In contrast, Hong Kong’s Hang Seng Index remained unchanged at 25,008.60, making it the region’s most resilient major benchmark. The flat performance suggested that buying and selling pressures remained balanced despite broader market weakness. India’s S&P BSE Sensex edged up by less than 0.01% to 77,186.87, effectively trading flat during the morning session. The stability in Hong Kong and India contrasted with declines elsewhere but was insufficient to offset the broader regional selloff.
Currency Markets Remain Orderly Despite Equity Market Pressure
Foreign exchange markets showed considerably less volatility than equities during Friday’s session. The Japanese Yen Index eased 0.12% to 61.58, while the Australian Dollar Index declined 0.16% to 69.95. The relatively modest currency movements indicate that investors are making measured adjustments in foreign exchange markets even as equity markets experience significantly larger swings.
The divergence between stable currency trading and sharp equity declines suggests that market participants remain focused on stock-specific and country-specific risks rather than engaging in broad macroeconomic repositioning. Investors continue monitoring global monetary policy expectations, capital flows, and economic indicators while maintaining disciplined positioning across currency markets.
Outlook: Investors Monitor Whether Selling Pressure Intensifies or Stabilizes
As Friday’s trading session continues, investors will closely watch whether heavy selling in South Korea and Japan begins to stabilize and whether mainland China can recover from its decline below the 3,900 level. Attention will also focus on whether Hong Kong can maintain its resilience and whether India’s relatively stable performance can provide support for regional sentiment heading into next week’s trading.

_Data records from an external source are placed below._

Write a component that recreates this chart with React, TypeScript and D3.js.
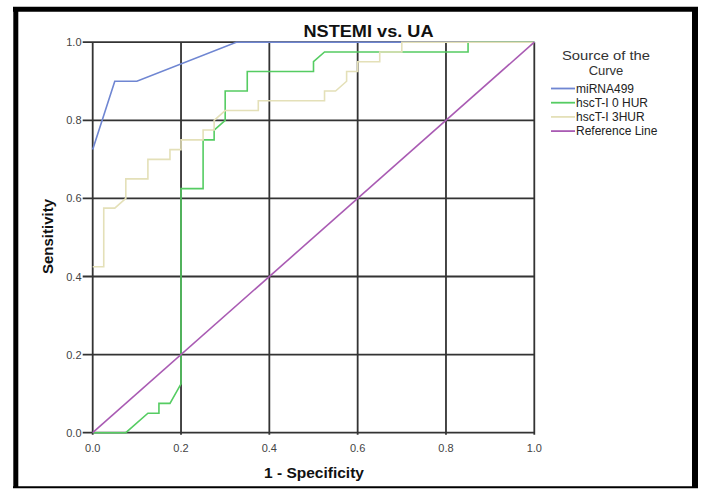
import React from "react";
import * as d3 from "d3";

const W = 701;
const H = 489;

const titleText = "NSTEMI vs. UA";
const xTitle = "1 - Specificity";
const yTitle = "Sensitivity";
const legendTitle = ["Source of the", "Curve"];
const ticks = [0, 0.2, 0.4, 0.6, 0.8, 1.0];

const seriesNames = ["miRNA499", "hscT-I 0 HUR", "hscT-I 3HUR", "Reference Line"];
const seriesColors = ["#6f86d2", "#55cc62", "#e4e0b8", "#a95bb3"];

const miRNA_fpr = [0, 0.05, 0.1, 0.325, 1];
const miRNA_tpr = [0.725, 0.9, 0.9, 1, 1];

const hs0_fpr = [0, 0.075, 0.125, 0.15, 0.15, 0.175, 0.2, 0.2, 0.25, 0.25, 0.275, 0.275, 0.3, 0.3, 0.35, 0.35, 0.5, 0.5, 0.525, 0.85, 0.85, 1];
const hs0_tpr = [0, 0, 0.05, 0.05, 0.075, 0.075, 0.125, 0.625, 0.625, 0.75, 0.75, 0.775, 0.8, 0.875, 0.875, 0.925, 0.925, 0.95, 0.975, 0.975, 1, 1];

const hs3_fpr = [0, 0.025, 0.025, 0.05, 0.075, 0.075, 0.125, 0.125, 0.175, 0.175, 0.2, 0.2, 0.25, 0.25, 0.275, 0.275, 0.3, 0.375, 0.375, 0.525, 0.525, 0.55, 0.575, 0.575, 0.6, 0.6, 0.65, 0.65, 0.7, 0.7, 1];
const hs3_tpr = [0.425, 0.425, 0.575, 0.575, 0.6, 0.65, 0.65, 0.7, 0.7, 0.725, 0.725, 0.75, 0.75, 0.775, 0.775, 0.8, 0.825, 0.825, 0.85, 0.85, 0.875, 0.875, 0.9, 0.925, 0.925, 0.95, 0.95, 0.975, 0.975, 1, 1];

const ref_fpr = [0, 1];
const ref_tpr = [0, 1];

const allSeries = [
  { fpr: miRNA_fpr, tpr: miRNA_tpr },
  { fpr: hs0_fpr, tpr: hs0_tpr },
  { fpr: hs3_fpr, tpr: hs3_tpr },
  { fpr: ref_fpr, tpr: ref_tpr },
];

export default function App() {
  const x = d3.scaleLinear().domain([0, 1]).range([92.7, 534.3]);
  const y = d3.scaleLinear().domain([0, 1]).range([432.7, 42.2]);
  const line = d3
    .line<[number, number]>()
    .x((d) => x(d[0]))
    .y((d) => y(d[1]));

  const font = "Arial, 'Liberation Sans', sans-serif";

  return (
    <svg
      width={W}
      height={H}
      style={{ position: "absolute", left: 0, top: 0, background: "#fff" }}
      fontFamily={font}
    >
      <rect x={0} y={0} width={W} height={H} fill="#fff" />
      {/* outer frame */}
      <line x1={15.8} x2={15.8} y1={7} y2={488} stroke="#000" strokeWidth={5} />
      <line x1={13} x2={698} y1={9.3} y2={9.3} stroke="#000" strokeWidth={5} />
      <line x1={695} x2={695} y1={7} y2={488} stroke="#000" strokeWidth={6} />
      <line x1={13} x2={698} y1={487.2} y2={487.2} stroke="#000" strokeWidth={2} />

      {/* title */}
      <text x={368.5} y={36.5} textAnchor="middle" fontWeight="bold" fontSize={17} fill="#111" textLength={130} lengthAdjust="spacingAndGlyphs">
        {titleText}
      </text>

      {/* grid */}
      {ticks.map((t) => (
        <line key={"gx" + t} x1={x(t)} x2={x(t)} y1={y(1)} y2={y(0) + 2} stroke="#333" strokeWidth={1.8} />
      ))}
      {ticks.map((t) => (
        <line key={"gy" + t} x1={x(0) - 10} x2={x(1)} y1={y(t)} y2={y(t)} stroke="#333" strokeWidth={1.8} />
      ))}

      {/* tick labels */}
      {ticks.map((t) => (
        <text key={"ty" + t} x={81.5} y={y(t) + 4} textAnchor="end" fontSize={11} fill="#444">
          {d3.format(".1f")(t)}
        </text>
      ))}
      {ticks.map((t) => (
        <text key={"tx" + t} x={x(t)} y={452} textAnchor="middle" fontSize={11} fill="#444">
          {d3.format(".1f")(t)}
        </text>
      ))}

      {/* curves */}
      {allSeries.map((s, i) => (
        <path
          key={"s" + i}
          d={line(s.fpr.map((f, k) => [f, s.tpr[k]] as [number, number])) || ""}
          fill="none"
          stroke={seriesColors[i]}
          strokeWidth={1.6}
        />
      ))}

      {/* axis titles */}
      <text x={314} y={478} textAnchor="middle" fontWeight="bold" fontSize={15.5} fill="#111">
        {xTitle}
      </text>
      <text
        transform={`translate(52.5,236.5) rotate(-90)`}
        textAnchor="middle"
        fontWeight="bold"
        fontSize={15}
        fill="#111"
      >
        {yTitle}
      </text>

      {/* legend */}
      {legendTitle.map((t, i) => (
        <text key={"lt" + i} x={606} y={60 + i * 14.6} textAnchor="middle" fontSize={13} fill="#333" textLength={i === 0 ? 88 : undefined} lengthAdjust="spacingAndGlyphs">
          {t}
        </text>
      ))}
      {seriesNames.map((n, i) => (
        <g key={"lg" + i} transform={`translate(0,${88.5 + i * 14.2})`}>
          <line x1={551} x2={575} y1={0} y2={0} stroke={seriesColors[i]} strokeWidth={1.8} />
          <text x={576} y={4.3} fontSize={12} fill="#222">
            {n}
          </text>
        </g>
      ))}
    </svg>
  );
}
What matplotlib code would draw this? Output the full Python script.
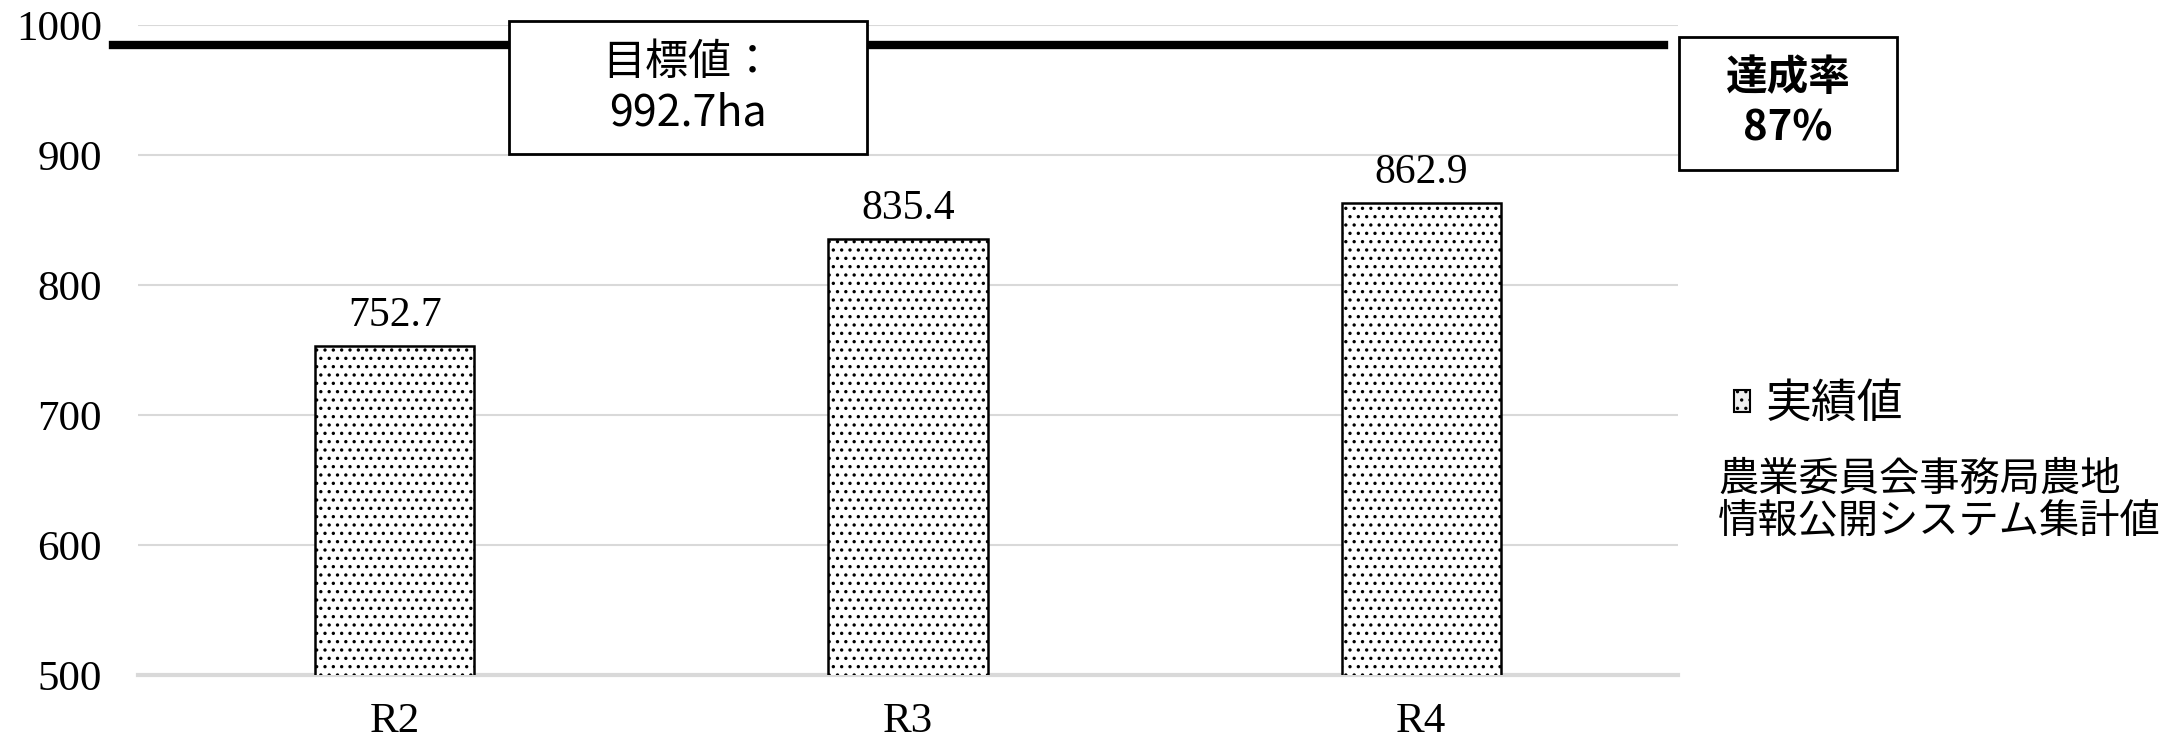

Looking ahead, corporate earnings releases, economic data, central bank guidance, and international capital flows are expected to remain the primary drivers of market direction across Asia-Pacific. For global and Israeli investors, the July 17 session highlights a region facing heightened risk aversion, emphasizing the importance of country-specific analysis, disciplined portfolio management, and close monitoring of evolving macroeconomic conditions as markets prepare for the next trading week.